Peter Grieble, Abteilungsleiter für Versicherungen, Pflege und Gesundheit bei der Verbraucherzentrale Baden-Württemberg, kritisiert das Vorgehen. Der Aufschlag falle zwar „oft nicht atemberaubend hoch“ aus. gleichwohl sei ein Anschreiben „verbraucherorientierter“ als eine „mehr oder weniger auffällige Information auf der Internetseite oder in der Mitgliedszeitschrift der Krankenkasse“. Eine transparente Information über eine Erhöhung des Beitragssatzes könne eine wichtige Voraussetzung dafür sein, dass bei Versicherten das Bewusstsein für Wechselmöglichkeiten wachse.

Relevant ist die Information der Versicherten auch deshalb, weil sie bei einer Beitragserhöhung ein Sonderkündigungsrecht haben – und zwar unabhängig davon, wie lange sie bereits bei ihrer Krankenkasse versichert sind, wie die Verbraucherzentrale betont. Normalerweise ist eine Kündigung erst nach 12 Monaten Mitgliedschaft möglich.
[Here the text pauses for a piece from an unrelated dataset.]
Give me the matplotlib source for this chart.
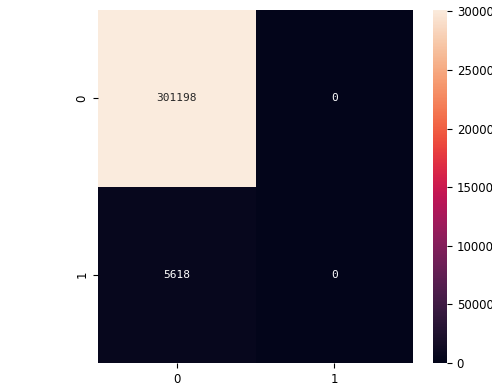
import numpy as np
import matplotlib
matplotlib.use("Agg")
import matplotlib.pyplot as plt
import seaborn as sns

# confusion matrix: rows = true class, cols = predicted class
labels = [0, 1]
cm_row0 = [301198, 0]
cm_row1 = [5618, 0]
cm = np.array([cm_row0, cm_row1])

fig = plt.figure(figsize=(4.92, 3.85), dpi=100)
ax = fig.add_axes([98 / 492, 22 / 385, 315 / 492, 353 / 385])
cax = fig.add_axes([433 / 492, 22 / 385, 14 / 492, 353 / 385])

sns.heatmap(cm, annot=True, fmt="d", ax=ax, cbar_ax=cax,
            xticklabels=labels, yticklabels=labels,
            annot_kws={"family": "DejaVu Sans Mono", "fontsize": 8})
ax.tick_params(labelsize=8.5)
cax.tick_params(labelsize=8.5)
plt.setp(ax.get_yticklabels(), rotation=90, va="center")

fig.savefig("out.png", dpi=100)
Für das Sonderkündigungsrecht gilt allerdings eine Frist bis zum Ende des Monats, in dem der Beitrag erhöht wurde. Aktuell bedeutet das: Hat die Krankenkasse am 1. Januar den Beitrag erhöht, können Mitglieder bis zum 31. Januar kündigen, indem sie sich bei einer neuen Krankenkasse anmelden.